_Requirement_
Take the lines from the head of the listing through the one bearing "const pointRadii = [9.5, 7.8, 7.2];" and copy them exactly, leaving every picture out.
═════ Raw data
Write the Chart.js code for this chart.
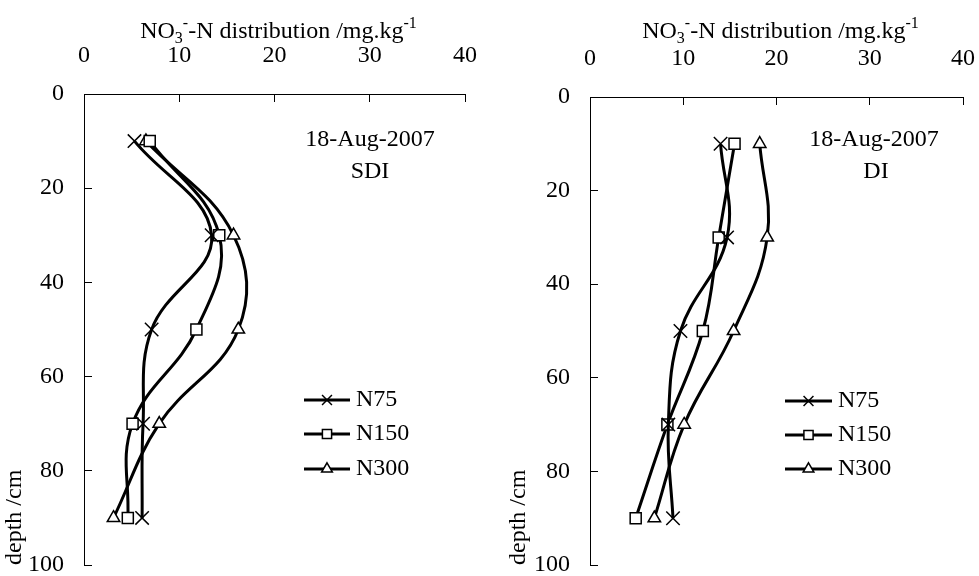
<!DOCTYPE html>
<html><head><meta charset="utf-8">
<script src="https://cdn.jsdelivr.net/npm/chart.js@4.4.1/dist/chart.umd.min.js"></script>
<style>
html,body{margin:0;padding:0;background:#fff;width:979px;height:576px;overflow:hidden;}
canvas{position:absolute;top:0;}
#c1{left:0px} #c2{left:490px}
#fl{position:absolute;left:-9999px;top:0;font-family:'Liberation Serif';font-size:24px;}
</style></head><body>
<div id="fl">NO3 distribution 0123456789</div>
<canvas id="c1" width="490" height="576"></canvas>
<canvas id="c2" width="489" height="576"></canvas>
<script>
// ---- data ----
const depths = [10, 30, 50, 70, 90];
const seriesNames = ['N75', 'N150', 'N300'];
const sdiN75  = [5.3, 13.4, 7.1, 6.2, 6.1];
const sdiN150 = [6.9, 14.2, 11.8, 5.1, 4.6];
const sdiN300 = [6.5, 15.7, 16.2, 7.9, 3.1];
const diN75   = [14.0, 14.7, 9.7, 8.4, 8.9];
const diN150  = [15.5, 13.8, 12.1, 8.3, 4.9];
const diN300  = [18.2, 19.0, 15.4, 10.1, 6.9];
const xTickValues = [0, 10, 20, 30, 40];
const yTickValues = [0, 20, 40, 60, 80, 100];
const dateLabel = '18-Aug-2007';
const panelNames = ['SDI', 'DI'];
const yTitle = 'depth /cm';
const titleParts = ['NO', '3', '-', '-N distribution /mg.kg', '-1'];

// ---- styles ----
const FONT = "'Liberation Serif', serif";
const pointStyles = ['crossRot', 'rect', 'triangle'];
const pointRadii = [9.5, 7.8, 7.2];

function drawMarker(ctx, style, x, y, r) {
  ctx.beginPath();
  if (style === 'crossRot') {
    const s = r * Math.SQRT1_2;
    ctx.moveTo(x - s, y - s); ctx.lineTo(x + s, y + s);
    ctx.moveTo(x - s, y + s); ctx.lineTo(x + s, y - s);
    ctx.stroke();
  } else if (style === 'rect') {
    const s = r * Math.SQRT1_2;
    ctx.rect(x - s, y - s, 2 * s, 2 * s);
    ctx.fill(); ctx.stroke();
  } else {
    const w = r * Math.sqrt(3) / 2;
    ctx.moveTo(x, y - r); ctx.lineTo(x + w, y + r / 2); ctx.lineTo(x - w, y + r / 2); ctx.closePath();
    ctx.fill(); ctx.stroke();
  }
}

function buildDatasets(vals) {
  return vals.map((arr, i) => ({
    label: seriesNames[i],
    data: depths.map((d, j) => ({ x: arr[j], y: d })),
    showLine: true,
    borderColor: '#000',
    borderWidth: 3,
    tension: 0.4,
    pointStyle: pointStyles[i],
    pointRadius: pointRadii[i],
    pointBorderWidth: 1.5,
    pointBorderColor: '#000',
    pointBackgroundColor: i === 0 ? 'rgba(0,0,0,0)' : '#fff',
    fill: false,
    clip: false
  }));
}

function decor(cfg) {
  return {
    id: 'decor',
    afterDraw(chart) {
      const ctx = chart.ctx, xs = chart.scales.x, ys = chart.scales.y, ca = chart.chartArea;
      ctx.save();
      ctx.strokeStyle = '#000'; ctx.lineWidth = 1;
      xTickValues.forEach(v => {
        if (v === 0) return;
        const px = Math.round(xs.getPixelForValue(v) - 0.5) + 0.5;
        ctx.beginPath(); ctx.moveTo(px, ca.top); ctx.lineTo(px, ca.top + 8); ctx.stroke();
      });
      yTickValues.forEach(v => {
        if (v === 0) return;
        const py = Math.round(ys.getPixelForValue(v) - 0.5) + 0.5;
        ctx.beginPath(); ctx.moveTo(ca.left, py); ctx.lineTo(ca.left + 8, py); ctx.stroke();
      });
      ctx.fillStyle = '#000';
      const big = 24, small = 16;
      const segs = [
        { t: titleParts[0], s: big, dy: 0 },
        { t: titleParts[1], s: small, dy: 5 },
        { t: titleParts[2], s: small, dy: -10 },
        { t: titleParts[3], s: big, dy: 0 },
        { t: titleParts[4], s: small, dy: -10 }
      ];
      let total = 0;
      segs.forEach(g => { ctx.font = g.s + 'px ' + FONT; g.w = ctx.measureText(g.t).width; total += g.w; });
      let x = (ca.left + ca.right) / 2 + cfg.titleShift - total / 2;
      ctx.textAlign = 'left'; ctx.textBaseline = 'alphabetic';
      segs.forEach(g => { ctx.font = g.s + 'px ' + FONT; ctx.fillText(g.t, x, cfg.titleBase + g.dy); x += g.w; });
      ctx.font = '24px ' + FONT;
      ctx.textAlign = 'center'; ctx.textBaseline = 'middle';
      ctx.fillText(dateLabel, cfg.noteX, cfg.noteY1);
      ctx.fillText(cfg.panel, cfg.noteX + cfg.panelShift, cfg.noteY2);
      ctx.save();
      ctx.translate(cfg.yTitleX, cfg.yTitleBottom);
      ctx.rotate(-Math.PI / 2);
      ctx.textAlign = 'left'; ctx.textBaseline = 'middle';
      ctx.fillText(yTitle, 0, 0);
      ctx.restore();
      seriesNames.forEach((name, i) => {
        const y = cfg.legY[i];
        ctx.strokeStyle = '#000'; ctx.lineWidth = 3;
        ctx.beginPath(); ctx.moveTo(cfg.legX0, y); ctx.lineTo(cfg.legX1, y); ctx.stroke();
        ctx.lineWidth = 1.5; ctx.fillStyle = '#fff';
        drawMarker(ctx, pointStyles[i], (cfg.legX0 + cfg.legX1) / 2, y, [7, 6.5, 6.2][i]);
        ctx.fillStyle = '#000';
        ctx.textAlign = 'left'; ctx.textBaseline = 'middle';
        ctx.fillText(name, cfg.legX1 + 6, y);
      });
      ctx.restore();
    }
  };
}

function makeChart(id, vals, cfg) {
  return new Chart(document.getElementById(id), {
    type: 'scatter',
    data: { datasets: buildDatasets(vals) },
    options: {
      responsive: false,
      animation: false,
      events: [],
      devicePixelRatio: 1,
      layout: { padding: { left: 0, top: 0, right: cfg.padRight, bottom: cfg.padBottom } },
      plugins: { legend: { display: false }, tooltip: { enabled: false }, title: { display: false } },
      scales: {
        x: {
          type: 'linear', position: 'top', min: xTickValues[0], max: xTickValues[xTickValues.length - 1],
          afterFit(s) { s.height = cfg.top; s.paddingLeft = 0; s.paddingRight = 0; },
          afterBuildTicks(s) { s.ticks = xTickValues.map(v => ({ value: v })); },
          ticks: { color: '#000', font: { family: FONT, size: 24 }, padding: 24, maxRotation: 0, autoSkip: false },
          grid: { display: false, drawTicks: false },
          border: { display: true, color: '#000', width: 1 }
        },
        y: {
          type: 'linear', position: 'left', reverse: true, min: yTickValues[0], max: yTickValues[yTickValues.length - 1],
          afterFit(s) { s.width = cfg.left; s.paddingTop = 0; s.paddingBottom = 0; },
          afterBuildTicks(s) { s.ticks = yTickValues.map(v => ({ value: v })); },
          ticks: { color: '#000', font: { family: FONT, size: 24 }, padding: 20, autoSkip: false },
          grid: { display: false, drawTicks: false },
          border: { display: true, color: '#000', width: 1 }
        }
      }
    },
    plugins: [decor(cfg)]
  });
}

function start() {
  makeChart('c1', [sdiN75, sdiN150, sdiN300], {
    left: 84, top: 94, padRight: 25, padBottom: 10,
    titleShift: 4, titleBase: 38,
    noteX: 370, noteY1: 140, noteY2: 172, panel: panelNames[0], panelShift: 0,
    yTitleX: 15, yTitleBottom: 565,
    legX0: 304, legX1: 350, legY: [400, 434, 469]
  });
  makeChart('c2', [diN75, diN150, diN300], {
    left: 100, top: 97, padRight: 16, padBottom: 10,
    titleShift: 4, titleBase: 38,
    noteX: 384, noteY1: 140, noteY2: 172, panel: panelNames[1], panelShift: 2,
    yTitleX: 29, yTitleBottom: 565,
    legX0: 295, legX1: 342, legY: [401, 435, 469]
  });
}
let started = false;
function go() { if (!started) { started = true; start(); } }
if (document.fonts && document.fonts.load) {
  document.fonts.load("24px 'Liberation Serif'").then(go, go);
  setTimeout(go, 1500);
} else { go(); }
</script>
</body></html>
══════════
_Finished exercise_
Write the Chart.js code for this chart.
<!DOCTYPE html>
<html><head><meta charset="utf-8">
<script src="https://cdn.jsdelivr.net/npm/chart.js@4.4.1/dist/chart.umd.min.js"></script>
<style>
html,body{margin:0;padding:0;background:#fff;width:979px;height:576px;overflow:hidden;}
canvas{position:absolute;top:0;}
#c1{left:0px} #c2{left:490px}
#fl{position:absolute;left:-9999px;top:0;font-family:'Liberation Serif';font-size:24px;}
</style></head><body>
<div id="fl">NO3 distribution 0123456789</div>
<canvas id="c1" width="490" height="576"></canvas>
<canvas id="c2" width="489" height="576"></canvas>
<script>
// ---- data ----
const depths = [10, 30, 50, 70, 90];
const seriesNames = ['N75', 'N150', 'N300'];
const sdiN75  = [5.3, 13.4, 7.1, 6.2, 6.1];
const sdiN150 = [6.9, 14.2, 11.8, 5.1, 4.6];
const sdiN300 = [6.5, 15.7, 16.2, 7.9, 3.1];
const diN75   = [14.0, 14.7, 9.7, 8.4, 8.9];
const diN150  = [15.5, 13.8, 12.1, 8.3, 4.9];
const diN300  = [18.2, 19.0, 15.4, 10.1, 6.9];
const xTickValues = [0, 10, 20, 30, 40];
const yTickValues = [0, 20, 40, 60, 80, 100];
const dateLabel = '18-Aug-2007';
const panelNames = ['SDI', 'DI'];
const yTitle = 'depth /cm';
const titleParts = ['NO', '3', '-', '-N distribution /mg.kg', '-1'];

// ---- styles ----
const FONT = "'Liberation Serif', serif";
const pointStyles = ['crossRot', 'rect', 'triangle'];
const pointRadii = [9.5, 7.8, 7.2];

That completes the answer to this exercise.